**WHAT YOU NEED TO DO:**
Omit every picture, and retype the lines that run from the beginning of the data below through the line containing "const chart = echarts.init(document.getElementById('chart'))", inclusive.

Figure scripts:

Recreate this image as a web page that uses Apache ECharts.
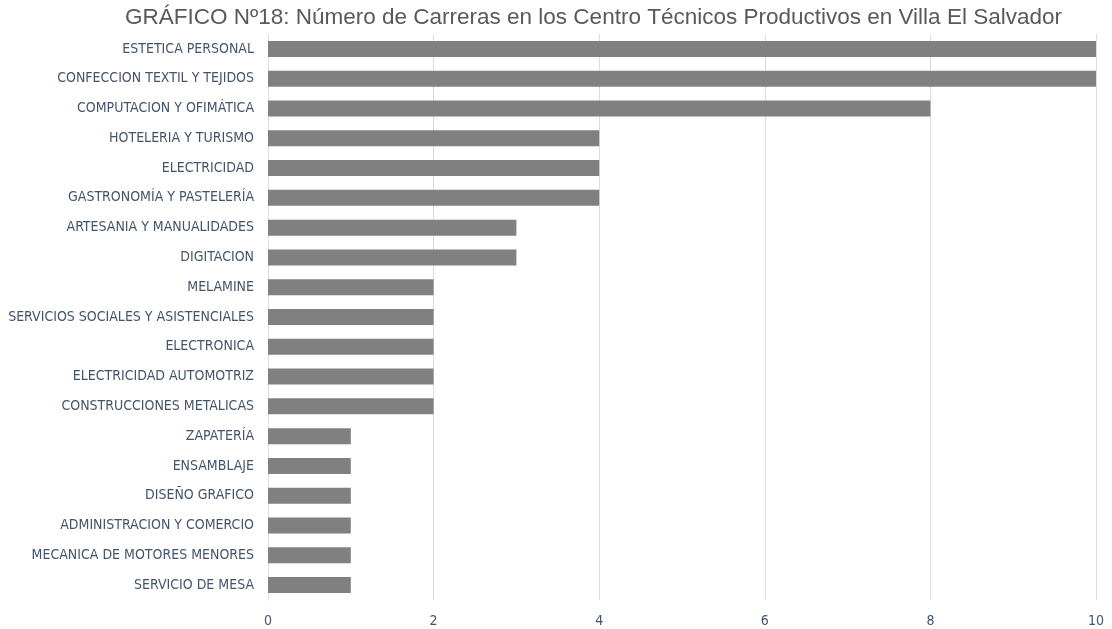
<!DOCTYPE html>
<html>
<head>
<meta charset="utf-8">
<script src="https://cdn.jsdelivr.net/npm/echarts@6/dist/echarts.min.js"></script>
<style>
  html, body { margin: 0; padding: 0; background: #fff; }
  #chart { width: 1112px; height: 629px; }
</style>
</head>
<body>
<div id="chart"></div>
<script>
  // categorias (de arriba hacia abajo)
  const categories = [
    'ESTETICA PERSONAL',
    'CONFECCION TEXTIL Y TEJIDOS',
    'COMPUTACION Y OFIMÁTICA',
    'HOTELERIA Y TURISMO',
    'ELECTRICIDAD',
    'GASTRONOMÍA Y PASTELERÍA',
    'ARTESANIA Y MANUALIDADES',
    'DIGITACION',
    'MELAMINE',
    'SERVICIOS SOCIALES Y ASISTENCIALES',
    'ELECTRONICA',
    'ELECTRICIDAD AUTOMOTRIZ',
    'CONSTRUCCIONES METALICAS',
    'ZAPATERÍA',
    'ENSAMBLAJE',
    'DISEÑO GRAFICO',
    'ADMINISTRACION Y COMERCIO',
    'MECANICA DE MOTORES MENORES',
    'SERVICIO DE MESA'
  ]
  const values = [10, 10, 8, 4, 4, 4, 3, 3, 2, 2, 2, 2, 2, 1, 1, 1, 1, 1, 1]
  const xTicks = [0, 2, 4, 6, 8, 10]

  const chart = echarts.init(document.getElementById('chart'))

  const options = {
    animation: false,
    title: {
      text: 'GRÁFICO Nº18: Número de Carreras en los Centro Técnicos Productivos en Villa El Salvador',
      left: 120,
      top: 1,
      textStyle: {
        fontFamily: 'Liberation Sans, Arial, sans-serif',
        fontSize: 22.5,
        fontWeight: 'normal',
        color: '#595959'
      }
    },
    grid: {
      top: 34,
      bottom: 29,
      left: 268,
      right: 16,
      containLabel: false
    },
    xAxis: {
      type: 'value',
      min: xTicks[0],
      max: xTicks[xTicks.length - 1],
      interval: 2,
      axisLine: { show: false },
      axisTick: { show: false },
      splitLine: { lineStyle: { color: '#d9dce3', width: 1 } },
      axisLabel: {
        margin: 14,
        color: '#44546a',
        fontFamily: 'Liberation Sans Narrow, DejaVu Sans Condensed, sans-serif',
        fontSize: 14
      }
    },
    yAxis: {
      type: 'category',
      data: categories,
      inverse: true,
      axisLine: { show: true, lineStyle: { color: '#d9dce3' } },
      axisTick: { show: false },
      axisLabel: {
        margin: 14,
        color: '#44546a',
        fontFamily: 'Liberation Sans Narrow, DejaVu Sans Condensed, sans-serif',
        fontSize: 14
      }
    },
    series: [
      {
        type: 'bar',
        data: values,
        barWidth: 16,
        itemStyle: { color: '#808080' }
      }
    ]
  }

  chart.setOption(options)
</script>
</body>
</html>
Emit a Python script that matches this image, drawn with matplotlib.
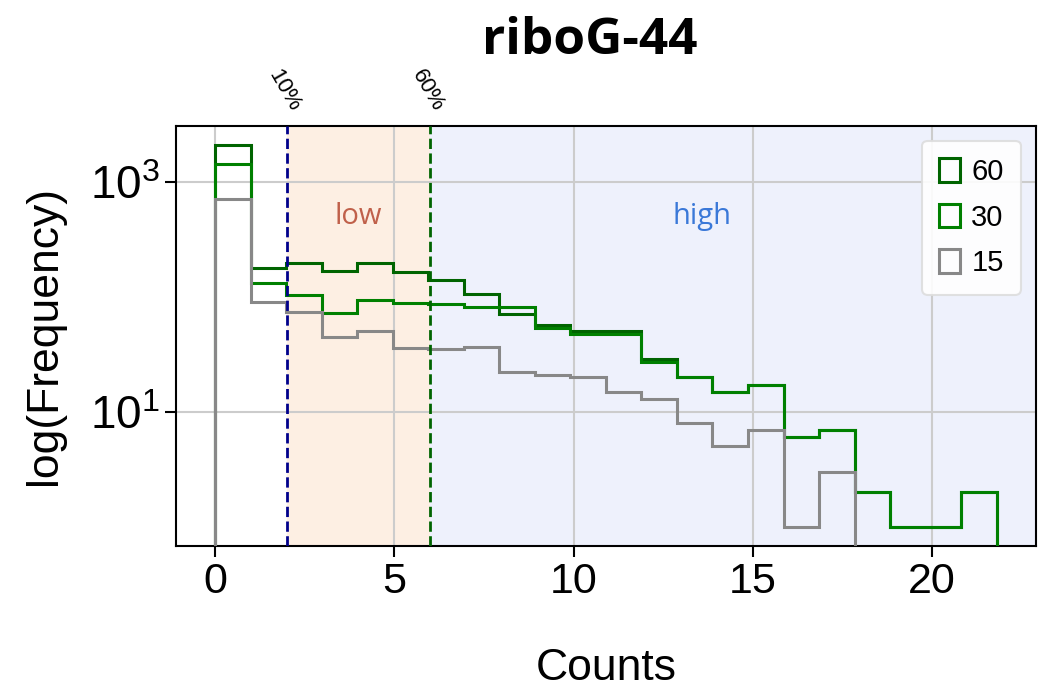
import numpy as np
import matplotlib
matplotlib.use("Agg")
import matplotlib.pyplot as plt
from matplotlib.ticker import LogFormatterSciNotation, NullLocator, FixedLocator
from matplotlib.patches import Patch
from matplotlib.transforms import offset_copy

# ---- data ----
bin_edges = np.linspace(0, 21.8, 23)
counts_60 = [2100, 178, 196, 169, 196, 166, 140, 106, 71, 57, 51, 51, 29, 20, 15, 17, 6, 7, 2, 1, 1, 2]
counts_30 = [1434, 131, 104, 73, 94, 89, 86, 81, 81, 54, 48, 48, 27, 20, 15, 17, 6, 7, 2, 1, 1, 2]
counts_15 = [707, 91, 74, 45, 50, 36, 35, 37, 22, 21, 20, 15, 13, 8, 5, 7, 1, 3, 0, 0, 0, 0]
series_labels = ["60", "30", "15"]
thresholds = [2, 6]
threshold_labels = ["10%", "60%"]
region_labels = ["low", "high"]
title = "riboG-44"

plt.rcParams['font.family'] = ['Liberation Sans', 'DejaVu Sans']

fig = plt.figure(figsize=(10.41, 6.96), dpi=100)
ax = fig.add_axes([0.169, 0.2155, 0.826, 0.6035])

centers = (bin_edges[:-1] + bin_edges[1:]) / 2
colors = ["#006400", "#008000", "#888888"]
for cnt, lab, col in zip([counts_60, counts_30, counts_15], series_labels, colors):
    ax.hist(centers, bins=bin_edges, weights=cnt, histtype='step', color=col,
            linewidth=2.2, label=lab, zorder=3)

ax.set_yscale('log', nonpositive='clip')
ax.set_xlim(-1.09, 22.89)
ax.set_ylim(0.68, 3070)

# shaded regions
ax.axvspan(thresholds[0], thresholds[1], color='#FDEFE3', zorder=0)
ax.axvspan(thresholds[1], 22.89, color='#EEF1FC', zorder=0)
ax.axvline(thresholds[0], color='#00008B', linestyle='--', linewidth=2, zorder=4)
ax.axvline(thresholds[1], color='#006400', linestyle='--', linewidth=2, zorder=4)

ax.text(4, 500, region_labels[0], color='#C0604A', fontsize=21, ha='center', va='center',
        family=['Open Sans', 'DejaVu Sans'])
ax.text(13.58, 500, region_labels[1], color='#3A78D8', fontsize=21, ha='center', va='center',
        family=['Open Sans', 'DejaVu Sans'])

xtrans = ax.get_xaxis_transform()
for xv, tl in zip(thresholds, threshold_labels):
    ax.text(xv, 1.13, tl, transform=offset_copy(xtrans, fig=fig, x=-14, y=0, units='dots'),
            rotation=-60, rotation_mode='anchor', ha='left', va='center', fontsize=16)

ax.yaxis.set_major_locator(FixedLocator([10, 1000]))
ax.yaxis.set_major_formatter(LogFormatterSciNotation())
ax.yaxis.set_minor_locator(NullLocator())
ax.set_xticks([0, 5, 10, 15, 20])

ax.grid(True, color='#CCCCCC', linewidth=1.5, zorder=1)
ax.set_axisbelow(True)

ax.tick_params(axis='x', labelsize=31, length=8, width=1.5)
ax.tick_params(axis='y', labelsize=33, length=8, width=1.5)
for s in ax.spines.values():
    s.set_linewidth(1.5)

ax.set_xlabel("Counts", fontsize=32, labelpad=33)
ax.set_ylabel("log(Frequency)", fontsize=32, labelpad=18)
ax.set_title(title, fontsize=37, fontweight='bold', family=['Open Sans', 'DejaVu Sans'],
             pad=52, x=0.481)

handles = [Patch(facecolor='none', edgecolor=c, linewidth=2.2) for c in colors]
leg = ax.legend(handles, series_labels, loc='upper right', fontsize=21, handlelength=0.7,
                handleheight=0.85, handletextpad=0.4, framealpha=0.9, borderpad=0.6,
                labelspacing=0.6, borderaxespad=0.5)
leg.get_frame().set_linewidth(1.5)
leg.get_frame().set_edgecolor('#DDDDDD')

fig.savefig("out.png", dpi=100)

**SOLUTION:**
Recreate this image as a web page that uses Apache ECharts.
<!DOCTYPE html>
<html>
<head>
<meta charset="utf-8">
<script src="https://cdn.jsdelivr.net/npm/echarts@6/dist/echarts.min.js"></script>
<style>
  html, body { margin: 0; padding: 0; background: #fff; }
  #chart { width: 1112px; height: 629px; }
</style>
</head>
<body>
<div id="chart"></div>
<script>
  // categorias (de arriba hacia abajo)
  const categories = [
    'ESTETICA PERSONAL',
    'CONFECCION TEXTIL Y TEJIDOS',
    'COMPUTACION Y OFIMÁTICA',
    'HOTELERIA Y TURISMO',
    'ELECTRICIDAD',
    'GASTRONOMÍA Y PASTELERÍA',
    'ARTESANIA Y MANUALIDADES',
    'DIGITACION',
    'MELAMINE',
    'SERVICIOS SOCIALES Y ASISTENCIALES',
    'ELECTRONICA',
    'ELECTRICIDAD AUTOMOTRIZ',
    'CONSTRUCCIONES METALICAS',
    'ZAPATERÍA',
    'ENSAMBLAJE',
    'DISEÑO GRAFICO',
    'ADMINISTRACION Y COMERCIO',
    'MECANICA DE MOTORES MENORES',
    'SERVICIO DE MESA'
  ]
  const values = [10, 10, 8, 4, 4, 4, 3, 3, 2, 2, 2, 2, 2, 1, 1, 1, 1, 1, 1]
  const xTicks = [0, 2, 4, 6, 8, 10]

  const chart = echarts.init(document.getElementById('chart'))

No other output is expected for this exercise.